There is enough verbatim parallelism for scholars to say that Mark probably wrote the first, Matthew and Luke in many ways followed him verbatim. But Matthew and Luke are each again about half again as long as Mark and in about two hundred and thirty-five verses, admittedly not a scientific unit of measurement. However, the teachings of Jesus are much the same in Matthew and Luke and there is no parallel in Mark, suggested by many scholars that there might have been a source, no longer needed since it was in cooperated into Matthew and Luke, that listed some of Jesus’ most cherished and favorite teachings. We know that people did that in the ancient world. Today, they would be on a DVD and would be called, ‘The Best of Jesus.’ It has never been discovered and may never be discovered. It is just a hypothesis which was born in Germany. The German word for source is Quelle and so it became known as ‘Q’. But in addition to that kind of literary parallelism, there are all kinds of places where the wording is not close enough for me to pull Matthew and Mark aside and ask who gets the one grade that I am dividing between the two of them since it seems to be only wrote one paper. It is clear that they are talking about the same event but the wording is different enough to suggest that this follows more the practice of oral storytelling in the 1st century. This is what Kenneth Bailey has called informal controlled tradition. It is what Albert Lord has called flexible transmission with fixed limits. When the community got together to hear one of the authorized transmitters of the sacred tradition, tell the story that needed to be fixed and kept in people’s mind for all different kinds of occasions. Depending on the context, certain things might be included in one retelling and not in another. The writer could abbreviate or even para-phrase. This was a world that had not even invented a symbol for a quotation mark. Don’t let red letters fool you; they really should all be in black. A quote may be nothing more than an accurate summary in the words of the Gospel writer of what he understood what the speaker to have said and to have intended. They could explain, they could have abbreviated and some have suggested that parameters of ten to forty percent of long epic narratives differences from one retelling to the next, which is almost the exact amount of differences you will find in most parallel passages in the Gospels.

Quite recently, there is also the discipline of what is called social memory. I would love to talk to your leadership and find out how social memory is or not being used at your church. I have seen it used powerfully and effectively in local churches. Nobody has to say anything, nothing official has to be done, but if someone comes every Sunday for six months, they will have heard spontaneously several times from the pulpit a few times in Sunday School Class, maybe in a home Bible study, maybe at a special missionary event, whatever kinds of things gather large numbers of people together, they will have heard the basic formative and exciting spirit-filled events that has brought the church where it is today.
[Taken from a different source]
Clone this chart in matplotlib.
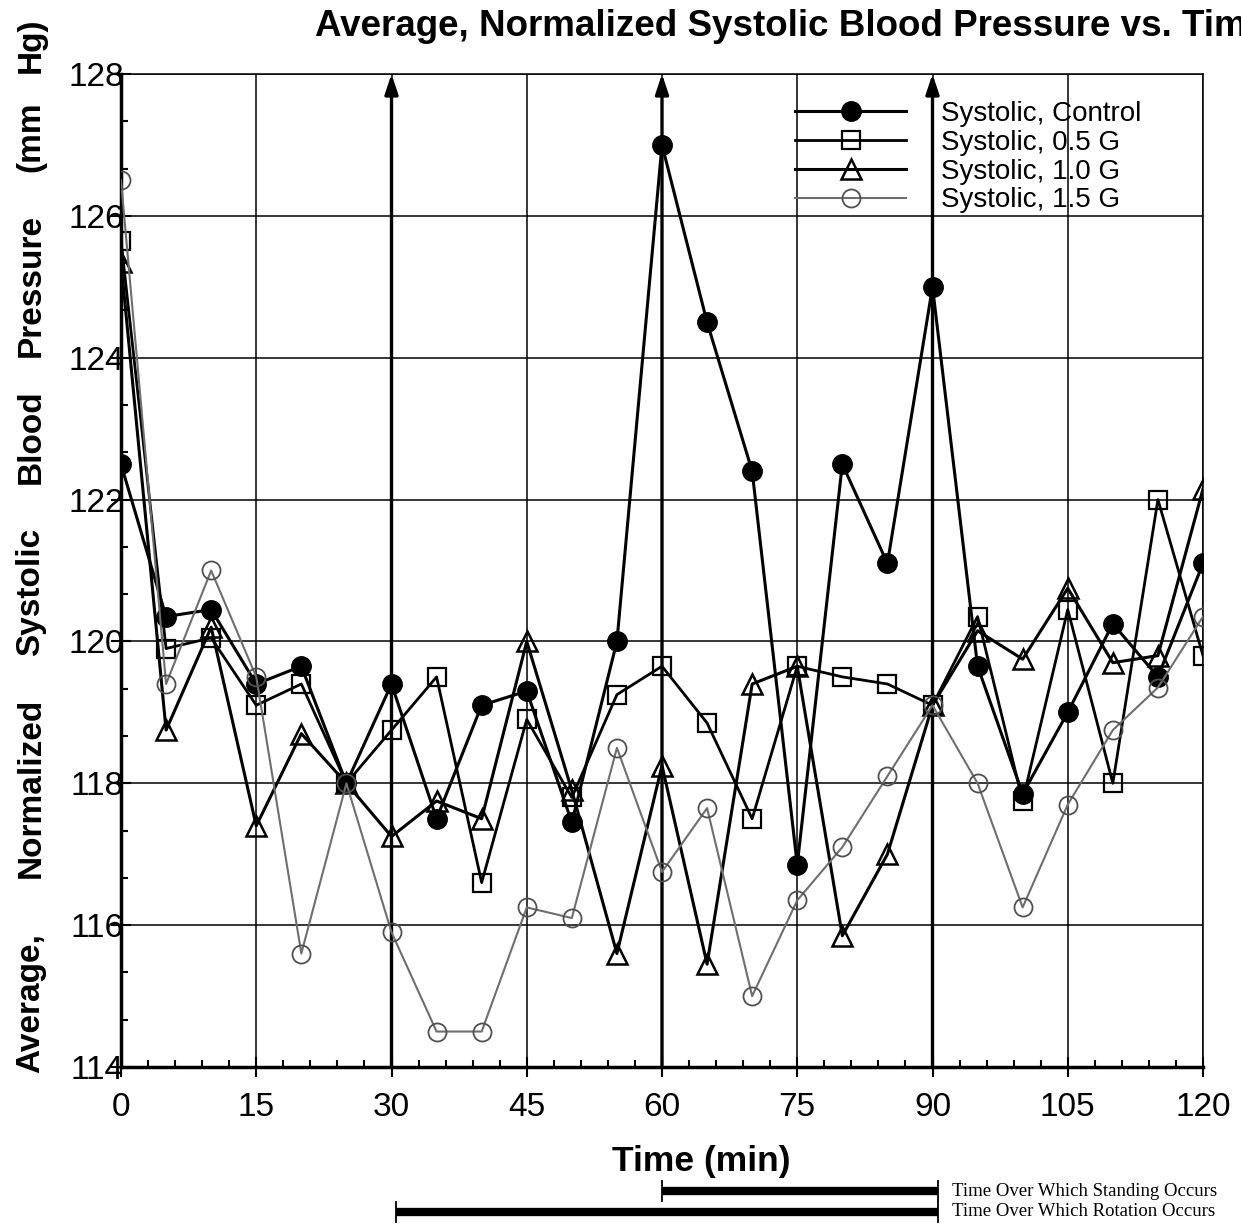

Because it is so encouraging to hear how God has built the church. They could be done extremely effectively. Any individual apart from that might not learn the history or learn it as quickly or have it cemented in our memories. But when you hear it repeatedly, you will remember it. The Gospel writers did not live in splendid isolation each on top of mountains. They were interacting with fellow Christians, they were preaching the word, and they were pastoring congregations. They were traveling as missionaries telling these stories countless times and inevitably they were fixed language that you learned to tell stories in. And some of that would have been identical from one retelling to the next and some of it would vary according to the time. Social memory can turn manipulative. If you lie long enough repeating the lie, it can become truth for the person telling it. But it doesn’t have to be used manipulatively; it can be used genuinely as well.